■ Task objective ■
Return exactly the listing's lines, from its first line to the line holding "(15.70, 18.82, 'E')]", ends included.

■ Data section ■
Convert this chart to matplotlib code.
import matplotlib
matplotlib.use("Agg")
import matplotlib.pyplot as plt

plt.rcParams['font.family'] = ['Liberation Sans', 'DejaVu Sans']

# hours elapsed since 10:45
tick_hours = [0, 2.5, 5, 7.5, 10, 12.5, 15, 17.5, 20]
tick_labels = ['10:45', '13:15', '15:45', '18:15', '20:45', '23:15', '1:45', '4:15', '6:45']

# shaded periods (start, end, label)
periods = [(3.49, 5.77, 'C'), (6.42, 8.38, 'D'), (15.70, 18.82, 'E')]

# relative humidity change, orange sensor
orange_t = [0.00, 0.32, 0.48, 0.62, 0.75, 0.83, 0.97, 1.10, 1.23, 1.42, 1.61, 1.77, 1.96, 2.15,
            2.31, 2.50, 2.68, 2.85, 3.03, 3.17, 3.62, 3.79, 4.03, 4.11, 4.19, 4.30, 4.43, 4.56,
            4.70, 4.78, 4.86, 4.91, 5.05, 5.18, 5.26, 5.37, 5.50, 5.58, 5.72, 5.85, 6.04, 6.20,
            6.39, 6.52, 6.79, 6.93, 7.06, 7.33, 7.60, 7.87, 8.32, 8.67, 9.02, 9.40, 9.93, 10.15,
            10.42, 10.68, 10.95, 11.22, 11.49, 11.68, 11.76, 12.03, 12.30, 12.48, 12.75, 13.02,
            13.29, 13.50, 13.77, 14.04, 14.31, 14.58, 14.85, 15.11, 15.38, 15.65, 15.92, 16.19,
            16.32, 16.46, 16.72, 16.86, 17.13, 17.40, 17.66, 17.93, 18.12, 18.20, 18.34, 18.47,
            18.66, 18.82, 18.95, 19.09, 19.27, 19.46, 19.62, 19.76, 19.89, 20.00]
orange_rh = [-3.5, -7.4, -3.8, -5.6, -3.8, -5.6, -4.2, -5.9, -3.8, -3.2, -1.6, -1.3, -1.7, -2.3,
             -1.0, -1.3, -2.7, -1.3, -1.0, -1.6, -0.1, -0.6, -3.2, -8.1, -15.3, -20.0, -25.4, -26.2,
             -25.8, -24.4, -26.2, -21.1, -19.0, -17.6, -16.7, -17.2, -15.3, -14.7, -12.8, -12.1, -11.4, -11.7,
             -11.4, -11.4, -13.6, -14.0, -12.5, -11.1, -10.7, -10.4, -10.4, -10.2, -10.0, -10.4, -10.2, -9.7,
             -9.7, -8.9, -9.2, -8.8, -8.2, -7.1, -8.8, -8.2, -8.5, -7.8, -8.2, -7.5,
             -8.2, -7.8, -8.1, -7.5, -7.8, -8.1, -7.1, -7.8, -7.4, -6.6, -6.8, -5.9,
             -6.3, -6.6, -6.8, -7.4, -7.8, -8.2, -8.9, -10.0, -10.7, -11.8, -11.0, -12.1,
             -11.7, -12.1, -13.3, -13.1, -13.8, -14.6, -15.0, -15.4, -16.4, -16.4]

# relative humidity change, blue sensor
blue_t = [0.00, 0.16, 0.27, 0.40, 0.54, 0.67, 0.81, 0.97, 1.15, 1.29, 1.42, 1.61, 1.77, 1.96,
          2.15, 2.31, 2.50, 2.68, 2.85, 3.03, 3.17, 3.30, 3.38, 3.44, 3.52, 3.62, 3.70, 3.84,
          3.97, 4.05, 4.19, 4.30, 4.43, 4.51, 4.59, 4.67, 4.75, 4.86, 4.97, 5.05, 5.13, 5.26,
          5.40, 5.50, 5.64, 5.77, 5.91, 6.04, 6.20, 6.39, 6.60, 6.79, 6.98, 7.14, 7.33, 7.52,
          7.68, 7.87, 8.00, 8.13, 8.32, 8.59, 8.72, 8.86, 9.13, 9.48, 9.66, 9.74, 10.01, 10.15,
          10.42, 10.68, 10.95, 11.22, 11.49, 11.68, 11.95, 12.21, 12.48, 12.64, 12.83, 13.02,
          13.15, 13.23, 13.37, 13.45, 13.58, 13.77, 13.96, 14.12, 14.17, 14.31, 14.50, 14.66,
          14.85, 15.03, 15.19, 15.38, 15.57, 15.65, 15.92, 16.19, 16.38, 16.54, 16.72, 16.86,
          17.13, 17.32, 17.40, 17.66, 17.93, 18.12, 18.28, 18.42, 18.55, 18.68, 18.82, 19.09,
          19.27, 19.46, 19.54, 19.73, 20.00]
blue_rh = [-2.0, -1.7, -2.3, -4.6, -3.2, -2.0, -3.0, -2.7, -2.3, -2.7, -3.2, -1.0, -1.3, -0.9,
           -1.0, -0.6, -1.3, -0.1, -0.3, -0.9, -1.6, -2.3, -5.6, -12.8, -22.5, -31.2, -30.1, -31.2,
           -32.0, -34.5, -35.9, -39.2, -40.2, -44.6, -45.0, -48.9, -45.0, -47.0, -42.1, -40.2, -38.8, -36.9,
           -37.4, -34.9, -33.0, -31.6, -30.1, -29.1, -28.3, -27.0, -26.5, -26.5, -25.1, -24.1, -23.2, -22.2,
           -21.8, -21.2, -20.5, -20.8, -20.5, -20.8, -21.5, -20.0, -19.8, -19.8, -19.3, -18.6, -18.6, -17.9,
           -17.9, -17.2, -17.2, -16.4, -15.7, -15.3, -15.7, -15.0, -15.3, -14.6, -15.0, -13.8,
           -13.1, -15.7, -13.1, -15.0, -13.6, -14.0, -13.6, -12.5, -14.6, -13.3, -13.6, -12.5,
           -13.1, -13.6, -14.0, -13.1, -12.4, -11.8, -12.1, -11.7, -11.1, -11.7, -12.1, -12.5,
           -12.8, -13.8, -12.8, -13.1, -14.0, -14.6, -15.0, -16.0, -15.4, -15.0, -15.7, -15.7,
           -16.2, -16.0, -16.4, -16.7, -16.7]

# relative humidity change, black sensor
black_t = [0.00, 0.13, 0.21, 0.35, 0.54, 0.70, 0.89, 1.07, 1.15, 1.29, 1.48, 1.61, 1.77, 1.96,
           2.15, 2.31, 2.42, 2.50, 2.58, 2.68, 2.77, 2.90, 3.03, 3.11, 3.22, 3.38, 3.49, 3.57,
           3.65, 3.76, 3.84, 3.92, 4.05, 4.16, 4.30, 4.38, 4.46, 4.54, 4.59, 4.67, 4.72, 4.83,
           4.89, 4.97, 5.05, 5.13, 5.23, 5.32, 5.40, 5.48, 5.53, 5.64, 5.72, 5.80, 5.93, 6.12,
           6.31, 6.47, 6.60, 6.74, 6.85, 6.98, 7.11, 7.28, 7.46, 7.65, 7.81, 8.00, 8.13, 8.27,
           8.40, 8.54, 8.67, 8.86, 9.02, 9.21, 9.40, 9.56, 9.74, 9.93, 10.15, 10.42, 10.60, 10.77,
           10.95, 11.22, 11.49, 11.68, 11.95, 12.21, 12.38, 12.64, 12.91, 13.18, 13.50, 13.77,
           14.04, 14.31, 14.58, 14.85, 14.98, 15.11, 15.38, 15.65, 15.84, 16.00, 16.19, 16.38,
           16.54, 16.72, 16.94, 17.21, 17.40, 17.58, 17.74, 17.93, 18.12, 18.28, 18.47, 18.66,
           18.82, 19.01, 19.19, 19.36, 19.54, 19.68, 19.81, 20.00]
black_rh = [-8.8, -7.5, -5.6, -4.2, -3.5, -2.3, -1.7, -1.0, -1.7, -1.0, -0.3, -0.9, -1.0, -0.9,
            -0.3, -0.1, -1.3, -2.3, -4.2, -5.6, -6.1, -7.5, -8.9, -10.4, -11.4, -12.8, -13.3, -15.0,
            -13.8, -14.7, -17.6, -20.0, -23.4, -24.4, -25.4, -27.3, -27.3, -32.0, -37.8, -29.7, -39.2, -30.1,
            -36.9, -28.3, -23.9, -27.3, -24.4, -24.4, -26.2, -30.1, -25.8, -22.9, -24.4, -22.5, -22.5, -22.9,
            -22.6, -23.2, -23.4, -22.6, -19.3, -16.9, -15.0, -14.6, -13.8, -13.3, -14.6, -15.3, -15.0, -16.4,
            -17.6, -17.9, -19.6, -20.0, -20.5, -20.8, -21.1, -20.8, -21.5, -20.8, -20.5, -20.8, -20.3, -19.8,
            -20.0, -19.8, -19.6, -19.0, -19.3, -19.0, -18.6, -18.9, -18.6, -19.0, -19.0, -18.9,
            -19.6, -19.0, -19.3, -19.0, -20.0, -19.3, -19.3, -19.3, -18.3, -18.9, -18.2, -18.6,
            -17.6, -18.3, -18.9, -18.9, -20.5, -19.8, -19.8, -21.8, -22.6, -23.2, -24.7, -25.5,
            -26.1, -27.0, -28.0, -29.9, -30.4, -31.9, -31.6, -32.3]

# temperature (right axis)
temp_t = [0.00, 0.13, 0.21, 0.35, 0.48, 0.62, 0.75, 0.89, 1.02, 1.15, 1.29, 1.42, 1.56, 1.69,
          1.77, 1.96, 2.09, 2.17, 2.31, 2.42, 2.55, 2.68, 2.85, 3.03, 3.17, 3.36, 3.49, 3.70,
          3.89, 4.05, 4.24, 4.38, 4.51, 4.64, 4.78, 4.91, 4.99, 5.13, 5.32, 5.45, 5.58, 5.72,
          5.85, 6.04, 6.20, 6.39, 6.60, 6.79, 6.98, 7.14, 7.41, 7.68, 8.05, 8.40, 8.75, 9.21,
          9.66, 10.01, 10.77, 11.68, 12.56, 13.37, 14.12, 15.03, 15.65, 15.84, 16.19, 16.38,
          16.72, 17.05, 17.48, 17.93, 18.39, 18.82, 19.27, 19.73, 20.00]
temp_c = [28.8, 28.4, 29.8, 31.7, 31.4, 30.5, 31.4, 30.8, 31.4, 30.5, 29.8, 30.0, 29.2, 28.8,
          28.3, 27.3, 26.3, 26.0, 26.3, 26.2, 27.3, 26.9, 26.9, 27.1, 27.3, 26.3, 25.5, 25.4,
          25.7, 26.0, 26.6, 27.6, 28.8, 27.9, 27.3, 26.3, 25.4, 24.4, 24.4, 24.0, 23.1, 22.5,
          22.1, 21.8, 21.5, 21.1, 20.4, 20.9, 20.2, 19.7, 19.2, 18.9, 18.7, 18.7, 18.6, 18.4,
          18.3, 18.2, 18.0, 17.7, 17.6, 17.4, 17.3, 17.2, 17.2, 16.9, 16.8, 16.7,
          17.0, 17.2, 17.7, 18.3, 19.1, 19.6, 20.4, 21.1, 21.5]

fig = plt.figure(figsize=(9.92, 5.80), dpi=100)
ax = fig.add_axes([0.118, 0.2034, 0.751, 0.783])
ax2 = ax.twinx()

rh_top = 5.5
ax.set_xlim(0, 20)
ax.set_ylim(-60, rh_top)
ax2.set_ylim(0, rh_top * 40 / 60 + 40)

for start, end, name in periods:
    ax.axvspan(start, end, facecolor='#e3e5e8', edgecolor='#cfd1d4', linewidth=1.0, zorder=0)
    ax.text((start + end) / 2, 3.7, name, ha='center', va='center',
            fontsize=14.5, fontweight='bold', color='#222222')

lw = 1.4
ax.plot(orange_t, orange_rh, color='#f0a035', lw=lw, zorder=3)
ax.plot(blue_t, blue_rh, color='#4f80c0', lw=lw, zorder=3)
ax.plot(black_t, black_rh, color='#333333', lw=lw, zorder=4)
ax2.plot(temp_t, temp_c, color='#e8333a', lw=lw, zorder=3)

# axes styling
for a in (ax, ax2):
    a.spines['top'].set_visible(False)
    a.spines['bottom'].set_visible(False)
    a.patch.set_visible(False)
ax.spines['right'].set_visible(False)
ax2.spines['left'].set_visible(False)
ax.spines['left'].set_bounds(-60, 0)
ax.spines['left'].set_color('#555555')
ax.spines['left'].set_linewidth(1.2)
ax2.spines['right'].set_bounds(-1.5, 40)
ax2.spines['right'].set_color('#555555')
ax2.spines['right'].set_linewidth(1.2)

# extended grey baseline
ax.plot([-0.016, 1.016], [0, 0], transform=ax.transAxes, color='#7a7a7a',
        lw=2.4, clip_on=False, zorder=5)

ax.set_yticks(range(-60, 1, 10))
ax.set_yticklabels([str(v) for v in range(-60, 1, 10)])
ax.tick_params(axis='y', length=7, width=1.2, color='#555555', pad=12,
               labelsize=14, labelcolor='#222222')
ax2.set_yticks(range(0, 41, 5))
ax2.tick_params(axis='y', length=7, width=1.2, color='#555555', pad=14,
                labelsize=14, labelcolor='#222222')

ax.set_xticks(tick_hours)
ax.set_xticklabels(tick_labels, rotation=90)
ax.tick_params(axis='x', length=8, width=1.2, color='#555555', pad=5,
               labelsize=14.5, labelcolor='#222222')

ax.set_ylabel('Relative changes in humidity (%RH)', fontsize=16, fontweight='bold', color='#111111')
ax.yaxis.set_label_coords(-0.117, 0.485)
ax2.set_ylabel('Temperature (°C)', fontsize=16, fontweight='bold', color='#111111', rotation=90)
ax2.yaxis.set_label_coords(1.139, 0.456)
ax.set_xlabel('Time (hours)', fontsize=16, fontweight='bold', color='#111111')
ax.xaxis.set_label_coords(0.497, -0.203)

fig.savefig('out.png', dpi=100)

■ Written solution ■
Convert this chart to matplotlib code.
import matplotlib
matplotlib.use("Agg")
import matplotlib.pyplot as plt

plt.rcParams['font.family'] = ['Liberation Sans', 'DejaVu Sans']

# hours elapsed since 10:45
tick_hours = [0, 2.5, 5, 7.5, 10, 12.5, 15, 17.5, 20]
tick_labels = ['10:45', '13:15', '15:45', '18:15', '20:45', '23:15', '1:45', '4:15', '6:45']

# shaded periods (start, end, label)
periods = [(3.49, 5.77, 'C'), (6.42, 8.38, 'D'), (15.70, 18.82, 'E')]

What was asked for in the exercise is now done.